Еда — это тоже род разговора. Каждая национальная кухня говорит на своем гастрономическом наречии. Есть гастрономические диалекты, сленги и волапюки. Есть диалоги и монологи, высокопарные сентенции и нечленораздельные бормотания. Некоторые из них понятны с первого, так сказать, куска, некоторые требуют времени, какие-то совершенно невразумительны, а есть и такие, в которых ты не понимаешь ни бельмеса, как ни стараешься. Из этого роя блюд, их вкуса, запаха, названий складывается мировой банкет, на который мы все всегда приглашены. Каждая страна участвует в этом бесконечном застолье, в этой непрекращающейся ни на минуту Большой Жратве своим главным национальным блюдом и национальным напитком, по которым мы опознаем ее. И во многом идентифицируем нацию с этим блюдом и с этим напитком. Например, немцев — с пивом, сосисками и кислой капустой, французов — с шампанским, устрицами и луковым супом, венгров — с палинкой и гуляшом, чехов — с пивом и кнедликами, итальянцев — с кьянти и пастой, болгар — с ракией и  печеным сладким перцем, белорусов — с самогоном и картофельными оладьями, украинцев — с горилкой, борщом и салом, американцев — с кока-колой, гамбургером и попкорном, норвежцев — с аквавитом и копченой семгой, мексиканцев — с «Маргаритой» и говяжьим стейком, греков — с узо и бараниной на гриле, китайцев — со сливовым вином и уткой по-пекински, японцев — с саке и суши, грузин — с хванчкарой и шашлыком, и так далее.

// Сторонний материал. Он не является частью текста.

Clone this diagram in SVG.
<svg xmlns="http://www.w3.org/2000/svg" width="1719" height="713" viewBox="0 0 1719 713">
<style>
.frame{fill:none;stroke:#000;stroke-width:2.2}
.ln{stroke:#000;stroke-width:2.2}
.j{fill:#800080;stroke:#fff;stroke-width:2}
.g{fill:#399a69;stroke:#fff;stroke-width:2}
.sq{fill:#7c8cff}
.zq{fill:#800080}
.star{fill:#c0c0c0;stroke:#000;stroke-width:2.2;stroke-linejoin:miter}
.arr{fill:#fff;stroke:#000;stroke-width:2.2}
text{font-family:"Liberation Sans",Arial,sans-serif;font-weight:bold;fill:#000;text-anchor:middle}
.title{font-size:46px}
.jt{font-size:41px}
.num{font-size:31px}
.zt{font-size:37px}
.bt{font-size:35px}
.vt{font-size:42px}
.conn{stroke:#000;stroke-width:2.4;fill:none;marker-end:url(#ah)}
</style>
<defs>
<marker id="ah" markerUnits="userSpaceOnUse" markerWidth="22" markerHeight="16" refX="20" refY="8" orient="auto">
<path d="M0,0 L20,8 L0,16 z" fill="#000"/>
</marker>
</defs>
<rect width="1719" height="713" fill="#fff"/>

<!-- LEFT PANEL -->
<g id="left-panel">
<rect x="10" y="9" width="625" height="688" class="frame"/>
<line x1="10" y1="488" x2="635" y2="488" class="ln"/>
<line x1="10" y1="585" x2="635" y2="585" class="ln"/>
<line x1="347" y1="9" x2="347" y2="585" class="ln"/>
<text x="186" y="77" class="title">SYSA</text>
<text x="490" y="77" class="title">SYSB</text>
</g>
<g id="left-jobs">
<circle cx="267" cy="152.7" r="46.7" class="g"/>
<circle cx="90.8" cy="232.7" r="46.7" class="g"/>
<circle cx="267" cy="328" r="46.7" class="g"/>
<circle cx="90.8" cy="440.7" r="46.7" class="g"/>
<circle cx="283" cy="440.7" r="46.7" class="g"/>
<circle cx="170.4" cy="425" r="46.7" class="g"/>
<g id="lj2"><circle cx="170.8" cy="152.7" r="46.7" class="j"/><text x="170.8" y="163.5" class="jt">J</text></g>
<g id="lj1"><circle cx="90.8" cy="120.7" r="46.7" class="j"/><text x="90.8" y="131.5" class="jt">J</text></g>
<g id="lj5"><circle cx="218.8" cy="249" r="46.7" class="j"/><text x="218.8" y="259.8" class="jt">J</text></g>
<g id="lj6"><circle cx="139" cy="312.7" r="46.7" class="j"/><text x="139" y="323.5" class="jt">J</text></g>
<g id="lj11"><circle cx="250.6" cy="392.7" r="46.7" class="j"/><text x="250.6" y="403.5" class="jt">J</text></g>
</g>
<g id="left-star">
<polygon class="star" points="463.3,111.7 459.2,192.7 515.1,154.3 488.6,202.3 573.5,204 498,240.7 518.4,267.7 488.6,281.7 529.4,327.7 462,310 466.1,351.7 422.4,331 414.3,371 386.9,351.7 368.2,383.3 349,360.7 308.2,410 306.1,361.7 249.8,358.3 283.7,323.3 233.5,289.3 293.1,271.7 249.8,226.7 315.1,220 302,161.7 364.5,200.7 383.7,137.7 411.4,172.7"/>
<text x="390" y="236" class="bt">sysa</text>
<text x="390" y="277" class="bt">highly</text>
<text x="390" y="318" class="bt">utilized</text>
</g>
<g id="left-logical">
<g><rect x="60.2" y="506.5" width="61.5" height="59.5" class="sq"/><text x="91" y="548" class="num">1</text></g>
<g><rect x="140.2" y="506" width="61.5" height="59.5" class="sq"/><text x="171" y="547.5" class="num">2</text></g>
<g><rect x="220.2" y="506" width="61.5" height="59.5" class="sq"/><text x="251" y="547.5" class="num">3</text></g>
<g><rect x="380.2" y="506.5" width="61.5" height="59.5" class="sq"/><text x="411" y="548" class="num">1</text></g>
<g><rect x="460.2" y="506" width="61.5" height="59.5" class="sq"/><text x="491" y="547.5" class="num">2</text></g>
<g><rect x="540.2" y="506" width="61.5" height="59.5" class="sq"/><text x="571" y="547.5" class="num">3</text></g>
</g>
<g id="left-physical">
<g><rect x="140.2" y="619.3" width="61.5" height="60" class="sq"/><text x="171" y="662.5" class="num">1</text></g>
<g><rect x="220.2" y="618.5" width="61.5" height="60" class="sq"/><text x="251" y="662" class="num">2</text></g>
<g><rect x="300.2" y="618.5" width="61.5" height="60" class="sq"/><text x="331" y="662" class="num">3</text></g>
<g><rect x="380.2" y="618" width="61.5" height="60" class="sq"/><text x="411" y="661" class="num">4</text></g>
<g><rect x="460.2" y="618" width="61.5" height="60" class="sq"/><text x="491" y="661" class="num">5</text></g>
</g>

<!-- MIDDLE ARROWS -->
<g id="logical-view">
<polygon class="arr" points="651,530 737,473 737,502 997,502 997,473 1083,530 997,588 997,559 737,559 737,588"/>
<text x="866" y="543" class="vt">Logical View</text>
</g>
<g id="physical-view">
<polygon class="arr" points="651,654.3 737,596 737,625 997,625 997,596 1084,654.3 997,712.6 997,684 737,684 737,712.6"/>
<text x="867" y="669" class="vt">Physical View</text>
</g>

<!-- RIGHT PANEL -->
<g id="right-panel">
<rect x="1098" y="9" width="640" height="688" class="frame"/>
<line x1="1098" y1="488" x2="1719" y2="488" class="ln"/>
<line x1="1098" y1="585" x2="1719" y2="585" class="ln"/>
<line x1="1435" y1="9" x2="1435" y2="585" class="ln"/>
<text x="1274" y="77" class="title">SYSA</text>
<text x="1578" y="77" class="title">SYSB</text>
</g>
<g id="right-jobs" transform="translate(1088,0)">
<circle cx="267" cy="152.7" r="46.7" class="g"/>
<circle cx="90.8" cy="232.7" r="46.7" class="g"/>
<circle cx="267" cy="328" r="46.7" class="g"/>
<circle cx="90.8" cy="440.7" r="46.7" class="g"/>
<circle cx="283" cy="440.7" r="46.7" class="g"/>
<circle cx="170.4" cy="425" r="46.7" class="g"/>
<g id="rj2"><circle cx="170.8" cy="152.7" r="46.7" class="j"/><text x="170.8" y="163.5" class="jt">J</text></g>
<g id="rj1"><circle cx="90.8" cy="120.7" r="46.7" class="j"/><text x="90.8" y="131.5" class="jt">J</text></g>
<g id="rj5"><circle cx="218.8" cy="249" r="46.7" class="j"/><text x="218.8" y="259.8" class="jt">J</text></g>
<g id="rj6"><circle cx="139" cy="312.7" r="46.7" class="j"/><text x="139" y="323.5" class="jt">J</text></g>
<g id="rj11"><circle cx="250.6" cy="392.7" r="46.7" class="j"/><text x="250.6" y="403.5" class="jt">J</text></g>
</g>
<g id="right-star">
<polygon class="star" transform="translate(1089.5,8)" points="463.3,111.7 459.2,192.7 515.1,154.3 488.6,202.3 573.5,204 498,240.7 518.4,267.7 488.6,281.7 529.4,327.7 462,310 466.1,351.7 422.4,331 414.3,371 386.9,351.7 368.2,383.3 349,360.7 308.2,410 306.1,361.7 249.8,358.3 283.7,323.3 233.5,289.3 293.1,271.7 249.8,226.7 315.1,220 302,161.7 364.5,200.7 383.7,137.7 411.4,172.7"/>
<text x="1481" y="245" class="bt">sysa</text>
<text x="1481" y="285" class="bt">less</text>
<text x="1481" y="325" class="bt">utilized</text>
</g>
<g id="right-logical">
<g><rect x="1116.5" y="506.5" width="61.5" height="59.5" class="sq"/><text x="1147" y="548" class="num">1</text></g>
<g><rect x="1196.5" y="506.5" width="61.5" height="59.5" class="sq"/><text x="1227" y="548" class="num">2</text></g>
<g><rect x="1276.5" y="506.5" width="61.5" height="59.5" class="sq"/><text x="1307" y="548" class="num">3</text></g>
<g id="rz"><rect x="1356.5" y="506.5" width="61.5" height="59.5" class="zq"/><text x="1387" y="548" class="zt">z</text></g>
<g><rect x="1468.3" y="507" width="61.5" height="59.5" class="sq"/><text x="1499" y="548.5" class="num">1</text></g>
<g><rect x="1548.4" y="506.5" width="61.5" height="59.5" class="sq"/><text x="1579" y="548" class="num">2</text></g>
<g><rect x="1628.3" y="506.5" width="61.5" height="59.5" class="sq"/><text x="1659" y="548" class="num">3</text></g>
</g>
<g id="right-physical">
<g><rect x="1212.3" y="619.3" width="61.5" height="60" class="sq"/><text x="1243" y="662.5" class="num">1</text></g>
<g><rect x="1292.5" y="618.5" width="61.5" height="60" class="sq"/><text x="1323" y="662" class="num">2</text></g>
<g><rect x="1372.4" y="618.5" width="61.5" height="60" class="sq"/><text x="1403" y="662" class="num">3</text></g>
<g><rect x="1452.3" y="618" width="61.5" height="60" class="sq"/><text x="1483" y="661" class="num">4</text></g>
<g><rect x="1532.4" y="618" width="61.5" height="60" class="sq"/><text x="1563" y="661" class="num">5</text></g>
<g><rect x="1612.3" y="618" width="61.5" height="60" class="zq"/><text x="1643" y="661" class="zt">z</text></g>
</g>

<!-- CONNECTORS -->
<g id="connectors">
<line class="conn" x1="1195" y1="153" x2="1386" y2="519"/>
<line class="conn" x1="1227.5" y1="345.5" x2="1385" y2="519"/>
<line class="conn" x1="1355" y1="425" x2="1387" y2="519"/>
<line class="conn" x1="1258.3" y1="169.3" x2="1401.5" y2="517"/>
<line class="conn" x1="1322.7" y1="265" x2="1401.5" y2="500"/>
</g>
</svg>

У меня вопрос о России: главное национальное блюдо? С нашим национальным напитком давно все ясно — его знают и уважают во всем мире, употребляя straight, on the rocks и в коктейлях. А вот блюдо, главное русское блюдо, при поедании которого у иностранца в голове всплывают слова «Kreml», «Sibir», «Dostoevsky», «Natasha»?

Я не уставал задавать этот вопрос иностранцам. Кто-то называл борщ, некоторые считали, что главное русское блюдо — разнообразная закуска к водке. Одна француженка назвала жареную картошку с колбасой. Другая — черный хлеб с салом и горчицей. Американцы были уверены, что это «русский салат с яйцом и майонезом». Норвежцы настойчиво говорили об осетрине горячего копчения. Немцы вспоминали уху с расстегаями и пельмени. Но это все было довольно-таки субъективно и к общему знаменателю не сводилось.

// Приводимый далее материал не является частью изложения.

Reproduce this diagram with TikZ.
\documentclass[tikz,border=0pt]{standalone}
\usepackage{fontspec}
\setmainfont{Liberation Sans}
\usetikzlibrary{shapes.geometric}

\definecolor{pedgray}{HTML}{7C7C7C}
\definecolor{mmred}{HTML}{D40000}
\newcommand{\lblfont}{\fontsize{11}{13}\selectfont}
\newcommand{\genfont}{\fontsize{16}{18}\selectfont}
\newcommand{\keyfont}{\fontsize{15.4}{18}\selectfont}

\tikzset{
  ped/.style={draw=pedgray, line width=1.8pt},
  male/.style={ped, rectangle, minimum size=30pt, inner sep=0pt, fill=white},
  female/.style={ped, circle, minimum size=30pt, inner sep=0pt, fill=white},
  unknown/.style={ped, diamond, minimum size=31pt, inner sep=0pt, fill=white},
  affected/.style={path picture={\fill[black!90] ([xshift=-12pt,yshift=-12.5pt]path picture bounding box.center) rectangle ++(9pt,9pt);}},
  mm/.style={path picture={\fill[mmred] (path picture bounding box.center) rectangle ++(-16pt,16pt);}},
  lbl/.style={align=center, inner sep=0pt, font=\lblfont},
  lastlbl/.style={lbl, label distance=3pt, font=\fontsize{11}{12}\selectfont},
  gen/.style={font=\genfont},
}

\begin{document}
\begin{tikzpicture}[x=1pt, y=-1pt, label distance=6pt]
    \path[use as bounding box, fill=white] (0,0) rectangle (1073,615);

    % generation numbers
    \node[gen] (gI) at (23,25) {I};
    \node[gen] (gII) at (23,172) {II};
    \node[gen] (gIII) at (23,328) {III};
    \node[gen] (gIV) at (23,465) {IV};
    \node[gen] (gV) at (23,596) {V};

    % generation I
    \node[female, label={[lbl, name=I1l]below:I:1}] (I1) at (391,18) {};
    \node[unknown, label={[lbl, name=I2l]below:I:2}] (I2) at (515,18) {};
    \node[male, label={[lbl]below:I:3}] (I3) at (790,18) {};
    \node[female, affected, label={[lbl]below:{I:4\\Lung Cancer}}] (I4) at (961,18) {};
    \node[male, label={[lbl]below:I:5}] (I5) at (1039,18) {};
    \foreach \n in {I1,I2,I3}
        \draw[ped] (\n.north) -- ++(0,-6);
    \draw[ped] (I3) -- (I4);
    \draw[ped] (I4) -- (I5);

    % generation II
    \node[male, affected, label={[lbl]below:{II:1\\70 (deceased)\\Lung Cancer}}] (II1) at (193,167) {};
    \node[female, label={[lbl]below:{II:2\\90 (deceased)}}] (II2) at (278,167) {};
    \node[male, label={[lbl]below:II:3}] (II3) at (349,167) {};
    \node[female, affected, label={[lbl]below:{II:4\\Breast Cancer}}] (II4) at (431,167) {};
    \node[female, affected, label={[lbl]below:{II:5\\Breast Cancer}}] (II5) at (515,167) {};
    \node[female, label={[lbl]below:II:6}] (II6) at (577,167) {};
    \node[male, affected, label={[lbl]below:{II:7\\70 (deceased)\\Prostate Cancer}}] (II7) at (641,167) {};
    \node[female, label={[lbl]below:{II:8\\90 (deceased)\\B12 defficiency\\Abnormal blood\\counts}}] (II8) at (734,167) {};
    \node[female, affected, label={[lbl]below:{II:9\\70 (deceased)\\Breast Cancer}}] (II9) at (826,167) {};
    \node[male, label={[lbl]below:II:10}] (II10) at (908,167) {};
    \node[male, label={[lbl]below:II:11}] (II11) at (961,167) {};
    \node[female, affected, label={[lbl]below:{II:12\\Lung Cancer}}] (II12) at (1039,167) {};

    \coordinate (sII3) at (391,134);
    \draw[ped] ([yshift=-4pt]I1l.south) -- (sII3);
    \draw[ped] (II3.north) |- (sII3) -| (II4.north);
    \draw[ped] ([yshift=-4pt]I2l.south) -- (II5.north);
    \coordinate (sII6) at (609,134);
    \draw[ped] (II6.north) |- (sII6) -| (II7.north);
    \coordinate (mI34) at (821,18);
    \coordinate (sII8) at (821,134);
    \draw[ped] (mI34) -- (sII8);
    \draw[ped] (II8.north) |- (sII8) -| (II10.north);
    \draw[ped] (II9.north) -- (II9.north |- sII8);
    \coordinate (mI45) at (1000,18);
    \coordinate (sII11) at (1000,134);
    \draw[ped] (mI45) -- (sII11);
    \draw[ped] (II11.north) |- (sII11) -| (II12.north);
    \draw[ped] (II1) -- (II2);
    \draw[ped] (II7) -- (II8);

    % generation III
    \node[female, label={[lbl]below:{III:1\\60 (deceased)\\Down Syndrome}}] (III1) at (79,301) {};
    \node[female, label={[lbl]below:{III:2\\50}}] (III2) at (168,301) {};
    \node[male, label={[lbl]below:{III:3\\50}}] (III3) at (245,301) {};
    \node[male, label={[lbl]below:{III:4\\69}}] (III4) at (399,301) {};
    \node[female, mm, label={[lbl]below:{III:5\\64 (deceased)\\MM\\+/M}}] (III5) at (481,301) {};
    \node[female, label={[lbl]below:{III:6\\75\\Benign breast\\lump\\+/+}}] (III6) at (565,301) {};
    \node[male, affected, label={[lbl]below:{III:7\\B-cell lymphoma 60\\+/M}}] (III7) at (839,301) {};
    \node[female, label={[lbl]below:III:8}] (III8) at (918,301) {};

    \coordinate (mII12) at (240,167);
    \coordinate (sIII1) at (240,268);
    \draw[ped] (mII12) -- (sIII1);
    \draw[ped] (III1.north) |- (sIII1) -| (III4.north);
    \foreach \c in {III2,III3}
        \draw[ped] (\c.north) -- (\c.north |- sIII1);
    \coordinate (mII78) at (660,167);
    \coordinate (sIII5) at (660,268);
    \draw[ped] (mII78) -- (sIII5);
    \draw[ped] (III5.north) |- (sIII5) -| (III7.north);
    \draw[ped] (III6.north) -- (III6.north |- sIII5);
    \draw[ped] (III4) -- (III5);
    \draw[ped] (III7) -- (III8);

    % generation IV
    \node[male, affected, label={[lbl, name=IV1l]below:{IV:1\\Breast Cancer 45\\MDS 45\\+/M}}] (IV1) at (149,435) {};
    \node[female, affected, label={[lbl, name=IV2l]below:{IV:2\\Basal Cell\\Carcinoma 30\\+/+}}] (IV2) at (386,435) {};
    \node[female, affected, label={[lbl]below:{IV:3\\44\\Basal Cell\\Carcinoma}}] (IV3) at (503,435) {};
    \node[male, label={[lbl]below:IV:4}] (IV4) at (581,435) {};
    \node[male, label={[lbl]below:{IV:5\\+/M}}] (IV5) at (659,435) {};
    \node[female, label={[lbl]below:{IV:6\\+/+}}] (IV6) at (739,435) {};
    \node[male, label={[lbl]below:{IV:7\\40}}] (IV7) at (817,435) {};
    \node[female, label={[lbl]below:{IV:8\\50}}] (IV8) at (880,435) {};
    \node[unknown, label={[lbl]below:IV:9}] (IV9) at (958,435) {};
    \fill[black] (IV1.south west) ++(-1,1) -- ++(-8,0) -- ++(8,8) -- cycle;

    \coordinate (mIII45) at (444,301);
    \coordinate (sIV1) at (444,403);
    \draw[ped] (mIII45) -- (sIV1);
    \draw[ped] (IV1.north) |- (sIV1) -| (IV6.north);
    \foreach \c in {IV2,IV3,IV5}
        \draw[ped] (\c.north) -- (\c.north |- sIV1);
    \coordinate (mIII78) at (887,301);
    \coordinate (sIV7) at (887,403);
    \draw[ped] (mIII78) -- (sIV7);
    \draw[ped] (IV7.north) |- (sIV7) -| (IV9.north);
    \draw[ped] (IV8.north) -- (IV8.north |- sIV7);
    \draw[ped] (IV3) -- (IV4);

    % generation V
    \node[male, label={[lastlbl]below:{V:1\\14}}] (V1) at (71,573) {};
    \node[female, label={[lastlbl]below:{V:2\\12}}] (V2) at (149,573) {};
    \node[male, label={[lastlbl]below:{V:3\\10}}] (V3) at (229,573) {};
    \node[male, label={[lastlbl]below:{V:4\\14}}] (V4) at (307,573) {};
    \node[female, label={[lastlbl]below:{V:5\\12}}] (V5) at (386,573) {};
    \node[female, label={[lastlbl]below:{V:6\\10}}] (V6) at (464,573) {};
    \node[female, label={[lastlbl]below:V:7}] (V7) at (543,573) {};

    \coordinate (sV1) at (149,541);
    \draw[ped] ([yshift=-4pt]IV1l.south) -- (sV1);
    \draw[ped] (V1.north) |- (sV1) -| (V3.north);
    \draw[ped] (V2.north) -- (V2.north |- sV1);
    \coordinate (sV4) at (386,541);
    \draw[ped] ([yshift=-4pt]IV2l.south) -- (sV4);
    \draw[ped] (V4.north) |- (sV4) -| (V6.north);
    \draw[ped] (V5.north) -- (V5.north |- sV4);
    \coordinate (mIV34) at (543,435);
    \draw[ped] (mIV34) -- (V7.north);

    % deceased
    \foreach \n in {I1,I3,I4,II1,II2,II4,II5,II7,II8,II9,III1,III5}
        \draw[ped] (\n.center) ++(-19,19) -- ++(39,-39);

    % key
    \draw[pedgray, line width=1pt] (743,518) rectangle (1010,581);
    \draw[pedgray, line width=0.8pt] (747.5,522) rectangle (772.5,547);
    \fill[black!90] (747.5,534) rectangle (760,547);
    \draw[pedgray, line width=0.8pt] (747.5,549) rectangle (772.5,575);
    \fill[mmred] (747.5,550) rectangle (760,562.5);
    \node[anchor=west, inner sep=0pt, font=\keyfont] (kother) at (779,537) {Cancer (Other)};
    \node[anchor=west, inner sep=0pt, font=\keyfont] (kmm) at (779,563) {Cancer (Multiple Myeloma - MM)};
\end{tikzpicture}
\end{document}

На сей почти метафизический вопрос исчерпывающий ответ дал бывший повар ресторана «Интурист»: черная икра. Именно ее всегда заказывали приехавшие в Россию иностранцы.

Итак, наш национальный вклад в Мировой Банкет: осетровая икра + водка.

Вполне, надо сказать. Это не слабее французского вклада: шампанское + устрицы.

Ну, а горячее? Для нас оно, безусловно, вываливается из поговорки: «Щи да каша — пища наша». Причем щи, естественно, кислые, а каша — гречневая, желательно со шкварками. Но это — для нас, русских. А для иностранца гречневая каша с Россией никак не сопрягается. Равно как и суп из кислой капусты. Для интуриста Russia по-прежнему: икра + водка. Недаром Джеймс Бонд, ведущий незримую войну с советским генералом по фамилии Gogol, так любил черную икру, а водку употреблял в своем знаменитом коктейле. Но холодная война миновала, да и нынешний Бонд уже совсем не тот: даже странно, если этот качок с лицом уличного хулигана закажет себе Beluga caviar.

Естественный вопрос: сохраним ли мы наш гастрономический мировой бренд в ближайшее время? И если нет, то чем же он заменится в головах приезжающих к нам иностранцев?